What happened to the STACK?

gay_pilot18

New Member
When I was younger, I used to always read about something in the air traffic control system called "the stack". It was used for arriving planes into a terminal area.

Basically it was this: Airplanes were stacked for arrival in a circular holding pattern at all altitudes and would slowly make there way to the bottom of the stack and prepare for there arrival and eventual landing at a certain airport.

The stack could best be described as a large holding pattern for landing aircraft at airports.

Now I fly alot and I work at a Class B airport (CVG) and have flown to all the big class B airspaces. ATL,LAX,DFW,SEA,ORD,PHX etc.,etc. and I don't ever remember the aircraft flying in a large circular holding pattern in preparation for landing at any of these airports.

Also since I have started work on my Instrument Rating I'm learning that arriving into a terminal area is pretty much following a direct path.

Feeder Route, IAF,Initial Approach Segment, Intermediate Fix, FAF, Final Approach Segment, MAP (if necessary)

So I guess my question to you all is what happend to the Stack? Is it still used?

Everett


P.S. Doug thanks for freaking me out about regional/major airline ground school thats all I needed is something more to stress bout in my life...(lol)
 

MikeD

Administrator
Staff member
[ QUOTE ]

When I was younger, I used to always read about something in the air traffic control system called "the stack". It was used for arriving planes into a terminal area.

Basically it was this: Airplanes were stacked for arrival in a circular holding pattern at all altitudes and would slowly make there way to the bottom of the stack and prepare for there arrival and eventual landing at a certain airport.

The stack could best be described as a large holding pattern for landing aircraft at airports.

Now I fly alot and I work at a Class B airport (CVG) and have flown to all the big class B airspaces. ATL,LAX,DFW,SEA,ORD,PHX etc.,etc. and I don't ever remember the aircraft flying in a large circular holding pattern in preparation for landing at any of these airports.

Also since I have started work on my Instrument Rating I'm learning that arriving into a terminal area is pretty much following a direct path.

Feeder Route, IAF,Initial Approach Segment, Intermediate Fix, FAF, Final Approach Segment, MAP (if necessary)

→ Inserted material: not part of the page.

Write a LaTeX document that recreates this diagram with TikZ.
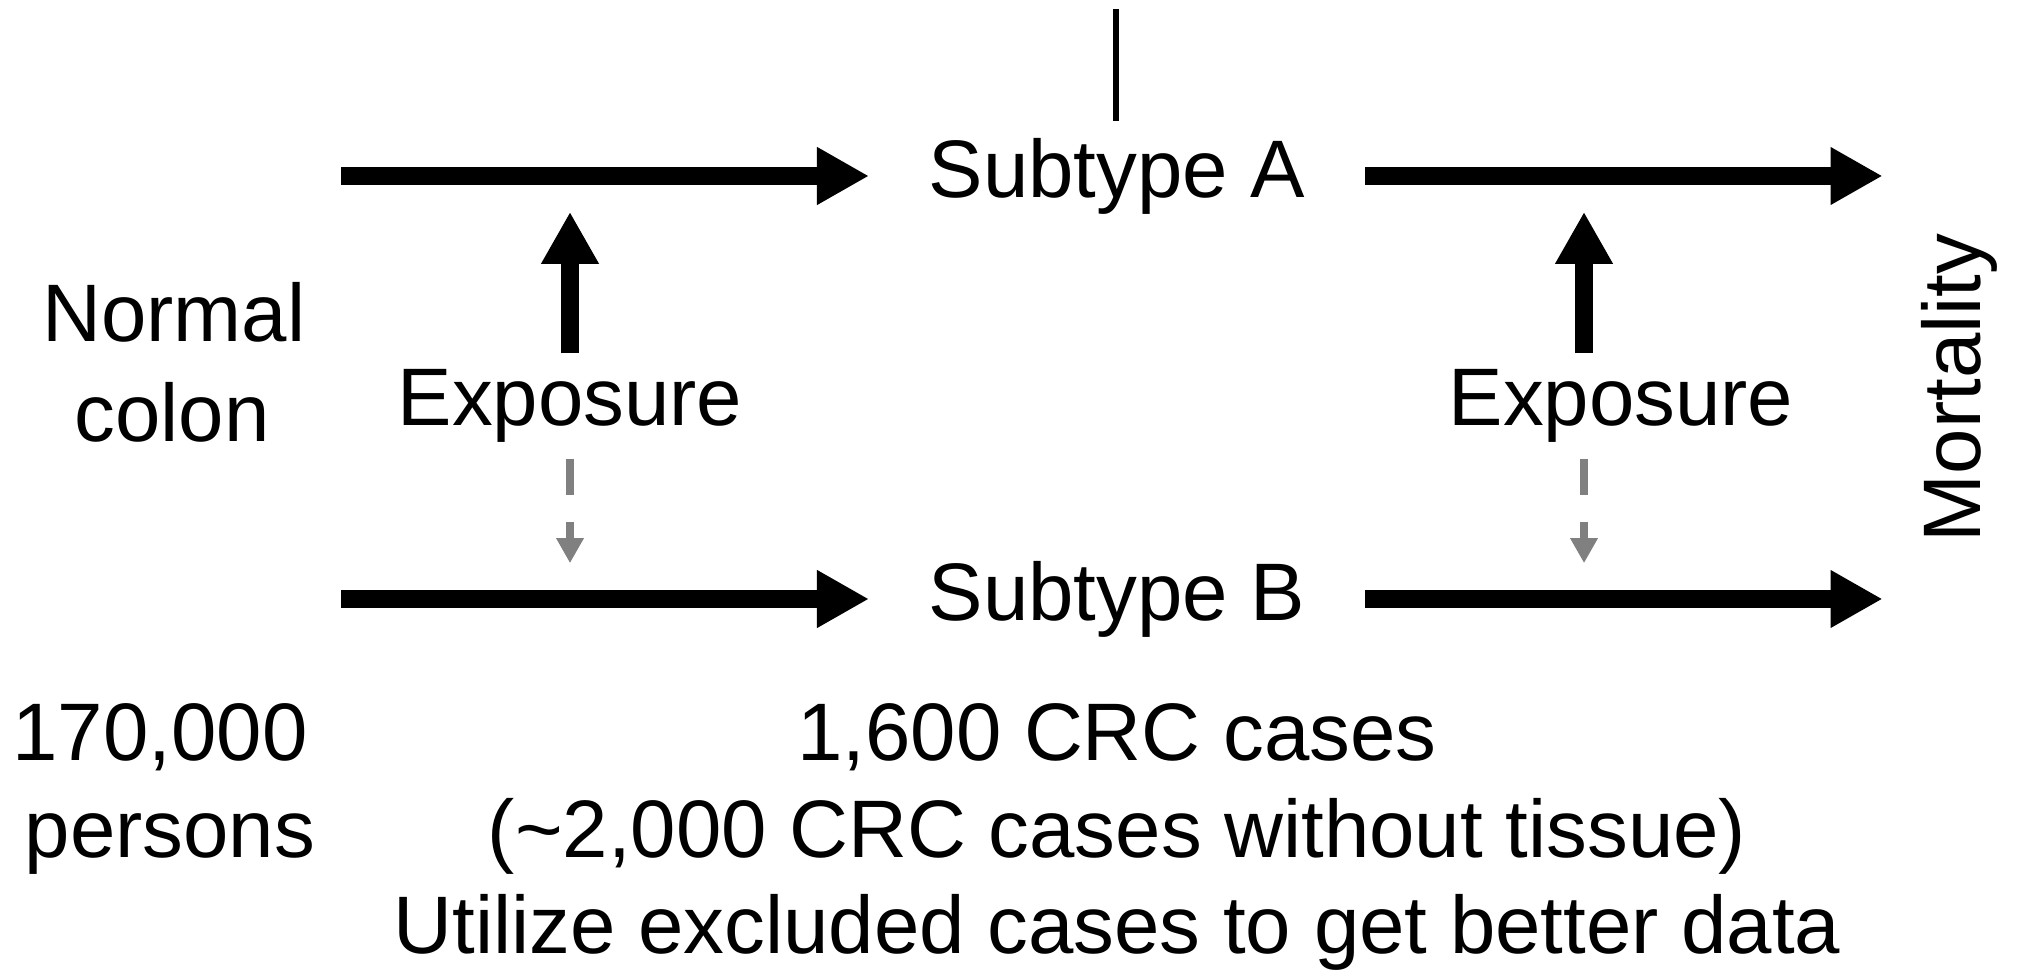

So I guess my question to you all is what happend to the Stack? Is it still used?

Everett


P.S. Doug thanks for freaking me out about regional/major airline ground school thats all I needed is something more to stress bout in my life...(lol)



[/ QUOTE ]

In the days prior to flow-control measures, stacking/racking/packing planes was the norm. STARS should alleviate this, but I've still seen it used in areas under IFR where multiple planes are desiring to make approaches to a non-tower or tower but non-radar field where TRACON will only allow one IFR arrival into the control zone at a time until he calls on the ground.

In the military, it's also known as the "marshal" stack, where you marshall (hold) until your assigned "push" time.
 

Mr_Creepy

Well-Known Member
I've been "stacked" over Providence several times waiting to get in to Boston. You know how long your hold is going to be (approximately) by your initial altitude - basically 5 minutes for every 1000' over 10000'.
 

Joe

Well-Known Member
John - I see planes all the time "stacked" over my house... They come in from the west, loop around RI/southern New England once and fly back over but at a lower altitude and head for Boston to land. It was weird seeing it at night when there were several planes flying the same circle... I thought Mars was invading again or something.
 

I_Money

Moderator
It is the norm going into London Heathrow but I have not had to stack going into LAX in the longest time. Having to wait after 11 hours of flying is no fun!!